> [Directive]: Starting with the first line of the data below, copy each line up to and including the one containing "var svg = d3.select('#chart');". Pictures stay out.

> [Given material]:
'''

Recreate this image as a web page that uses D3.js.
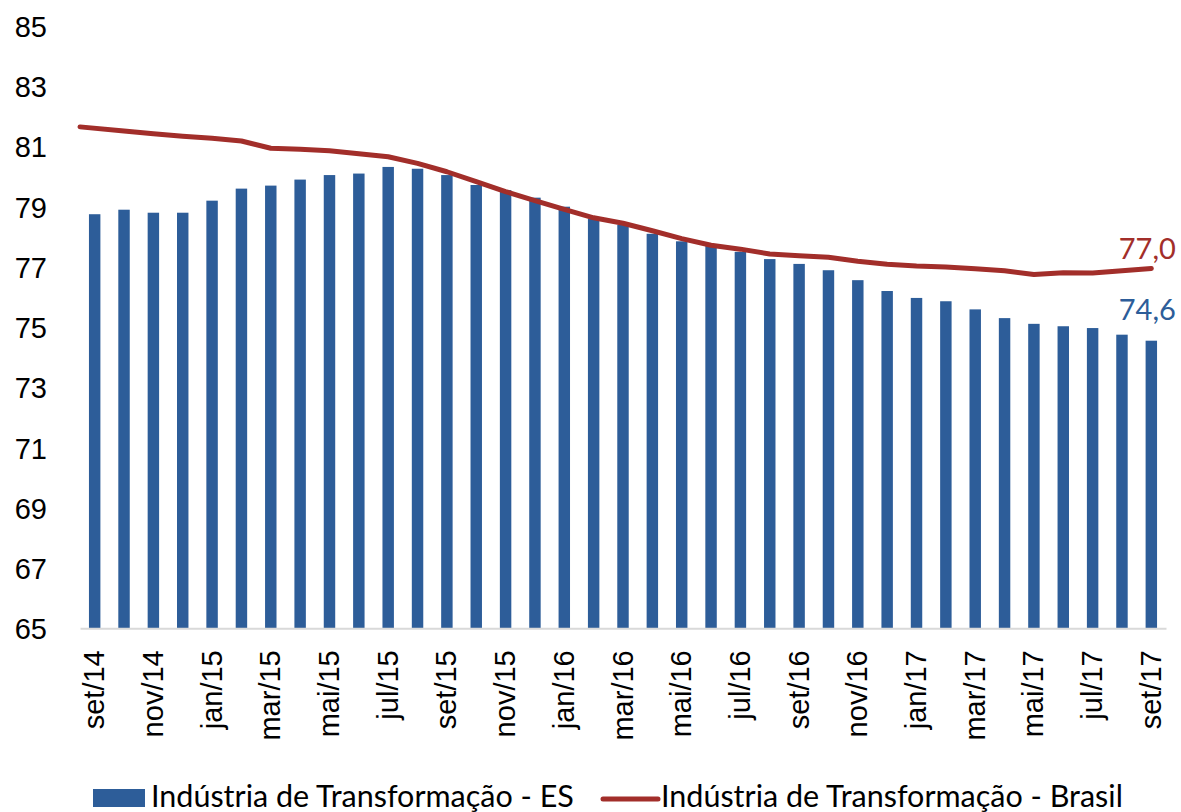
<!DOCTYPE html>
<html>
<head>
<meta charset="utf-8">
<script src="https://cdn.jsdelivr.net/npm/d3@7"></script>
<style>
	body { margin: 0; background: #fff; }
	svg { display: block; font-family: Lato, "Open Sans", sans-serif; }
	.tick-label { font-size: 29px; fill: #000; }
	.legend-label { font-size: 30.5px; fill: #000; }
</style>
</head>
<body>
<svg id="chart" width="1181" height="812"></svg>
<script>
var months = ['set/14', 'out/14', 'nov/14', 'dez/14', 'jan/15', 'fev/15', 'mar/15', 'abr/15', 'mai/15', 'jun/15',
	'jul/15', 'ago/15', 'set/15', 'out/15', 'nov/15', 'dez/15', 'jan/16', 'fev/16', 'mar/16', 'abr/16',
	'mai/16', 'jun/16', 'jul/16', 'ago/16', 'set/16', 'out/16', 'nov/16', 'dez/16', 'jan/17', 'fev/17',
	'mar/17', 'abr/17', 'mai/17', 'jun/17', 'jul/17', 'ago/17', 'set/17'];

// Indústria de Transformação - ES (bars)
var esValues = [78.75, 78.9, 78.8, 78.8, 79.2, 79.6, 79.7, 79.9, 80.05, 80.1,
	80.32, 80.26, 80.05, 79.72, 79.55, 79.3, 79.0, 78.6, 78.4, 78.1,
	77.85, 77.73, 77.5, 77.26, 77.1, 76.89, 76.56, 76.2, 75.97, 75.86,
	75.59, 75.3, 75.11, 75.03, 74.97, 74.75, 74.55];

// Indústria de Transformação - Brasil (line)
var brValues = [81.65, 81.51, 81.42, 81.34, 81.27, 81.18, 80.94, 80.91, 80.86, 80.76,
	80.66, 80.44, 80.16, 79.83, 79.5, 79.2, 78.91, 78.63, 78.45, 78.2,
	77.94, 77.72, 77.59, 77.43, 77.37, 77.32, 77.19, 77.09, 77.03, 77.0,
	76.94, 76.87, 76.75, 76.81, 76.8, 76.87, 76.95];

var yTicks = [65, 67, 69, 71, 73, 75, 77, 79, 81, 83, 85];
var seriesNames = ['Indústria de Transformação - ES', 'Indústria de Transformação - Brasil'];
var lastLabels = ['74,6', '77,0'];

var BLUE = '#2D5D99',
	RED = '#A22E2A';

var svg = d3.select('#chart');

var x = d3.scaleBand()
	.domain(months)
	.range([80, 1166])
	.paddingInner(0.61)
	.paddingOuter(0.305);

var y = d3.scaleLinear()
	.domain([65, 85])
	.range([628.3, 26]);

function center(m) {
	return x(m) + x.bandwidth() / 2;
}

// y axis labels (no axis line)
var yAxis = svg.append('g')
	.attr('transform', 'translate(47,0)')
	.call(d3.axisLeft(y).tickValues(yTicks).tickSize(0).tickPadding(0));
yAxis.select('.domain').remove();
yAxis.selectAll('text')
	.attr('class', 'tick-label')
	.attr('font-family', null)
	.attr('font-size', null)
	.attr('dy', '0.36em');

// bars
svg.append('g')
	.selectAll('rect')
	.data(esValues)
	.enter()
	.append('rect')
	.attr('x', function (d, i) { return x(months[i]); })
	.attr('y', function (d) { return y(d); })
	.attr('width', x.bandwidth())
	.attr('height', function (d) { return y(65) - y(d); })
	.attr('fill', BLUE);

// x axis line + every other month label
var xAxis = svg.append('g')
	.attr('transform', 'translate(0,' + y(65) + ')')
	.call(d3.axisBottom(x)
		.tickValues(months.filter(function (d, i) { return i % 2 === 0; }))
		.tickSize(0)
		.tickPadding(0));
xAxis.select('.domain')
	.attr('stroke', '#D9D9D9')
	.attr('stroke-width', 2);
xAxis.selectAll('text')
	.attr('class', 'tick-label')
	.attr('font-family', null)
	.attr('font-size', null)
	.attr('text-anchor', 'end')
	.attr('transform', 'rotate(-90)')
	.attr('x', -22)
	.attr('y', 0)
	.attr('dy', '0.33em');

// line (starts at the plot's left edge, like the original)
var line = d3.line()
	.x(function (d, i) { return i === 0 ? x.range()[0] : center(months[i]); })
	.y(function (d) { return y(d); });

svg.append('path')
	.datum(brValues)
	.attr('d', line)
	.attr('fill', 'none')
	.attr('stroke', RED)
	.attr('stroke-width', 5)
	.attr('stroke-linejoin', 'round')
	.attr('stroke-linecap', 'round');

// last value labels
var last = months.length - 1;
svg.append('text')
	.attr('class', 'tick-label')
	.attr('x', center(months[last]) - 4)
	.attr('y', y(esValues[last]) - 21)
	.attr('text-anchor', 'middle')
	.style('fill', BLUE)
	.text(lastLabels[0]);
svg.append('text')
	.attr('class', 'tick-label')
	.attr('x', center(months[last]) - 4)
	.attr('y', y(brValues[last]) - 9)
	.attr('text-anchor', 'middle')
	.style('fill', RED)
	.text(lastLabels[1]);

// legend
var legend = svg.append('g')
	.attr('class', 'legend');

var esItem = legend.append('g')
	.attr('transform', 'translate(93,0)');
esItem.append('rect')
	.attr('x', 0)
	.attr('y', 789)
	.attr('width', 52)
	.attr('height', 18)
	.attr('fill', BLUE);
esItem.append('text')
	.attr('class', 'legend-label')
	.attr('x', 58)
	.attr('y', 806.5)
	.text(seriesNames[0]);

var brItem = legend.append('g')
	.attr('transform', 'translate(603,0)');
brItem.append('line')
	.attr('x1', 0)
	.attr('x2', 55)
	.attr('y1', 799)
	.attr('y2', 799)
	.attr('stroke', RED)
	.attr('stroke-width', 5)
	.attr('stroke-linecap', 'round');
brItem.append('text')
	.attr('class', 'legend-label')
	.attr('x', 58)
	.attr('y', 806.5)
	.text(seriesNames[1]);
</script>
</body>
</html>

'''

> [Exercise answer]:
Recreate this image as a web page that uses D3.js.
<!DOCTYPE html>
<html>
<head>
<meta charset="utf-8">
<script src="https://cdn.jsdelivr.net/npm/d3@7"></script>
<style>
	body { margin: 0; background: #fff; }
	svg { display: block; font-family: Lato, "Open Sans", sans-serif; }
	.tick-label { font-size: 29px; fill: #000; }
	.legend-label { font-size: 30.5px; fill: #000; }
</style>
</head>
<body>
<svg id="chart" width="1181" height="812"></svg>
<script>
var months = ['set/14', 'out/14', 'nov/14', 'dez/14', 'jan/15', 'fev/15', 'mar/15', 'abr/15', 'mai/15', 'jun/15',
	'jul/15', 'ago/15', 'set/15', 'out/15', 'nov/15', 'dez/15', 'jan/16', 'fev/16', 'mar/16', 'abr/16',
	'mai/16', 'jun/16', 'jul/16', 'ago/16', 'set/16', 'out/16', 'nov/16', 'dez/16', 'jan/17', 'fev/17',
	'mar/17', 'abr/17', 'mai/17', 'jun/17', 'jul/17', 'ago/17', 'set/17'];

// Indústria de Transformação - ES (bars)
var esValues = [78.75, 78.9, 78.8, 78.8, 79.2, 79.6, 79.7, 79.9, 80.05, 80.1,
	80.32, 80.26, 80.05, 79.72, 79.55, 79.3, 79.0, 78.6, 78.4, 78.1,
	77.85, 77.73, 77.5, 77.26, 77.1, 76.89, 76.56, 76.2, 75.97, 75.86,
	75.59, 75.3, 75.11, 75.03, 74.97, 74.75, 74.55];

// Indústria de Transformação - Brasil (line)
var brValues = [81.65, 81.51, 81.42, 81.34, 81.27, 81.18, 80.94, 80.91, 80.86, 80.76,
	80.66, 80.44, 80.16, 79.83, 79.5, 79.2, 78.91, 78.63, 78.45, 78.2,
	77.94, 77.72, 77.59, 77.43, 77.37, 77.32, 77.19, 77.09, 77.03, 77.0,
	76.94, 76.87, 76.75, 76.81, 76.8, 76.87, 76.95];

var yTicks = [65, 67, 69, 71, 73, 75, 77, 79, 81, 83, 85];
var seriesNames = ['Indústria de Transformação - ES', 'Indústria de Transformação - Brasil'];
var lastLabels = ['74,6', '77,0'];

var BLUE = '#2D5D99',
	RED = '#A22E2A';

var svg = d3.select('#chart');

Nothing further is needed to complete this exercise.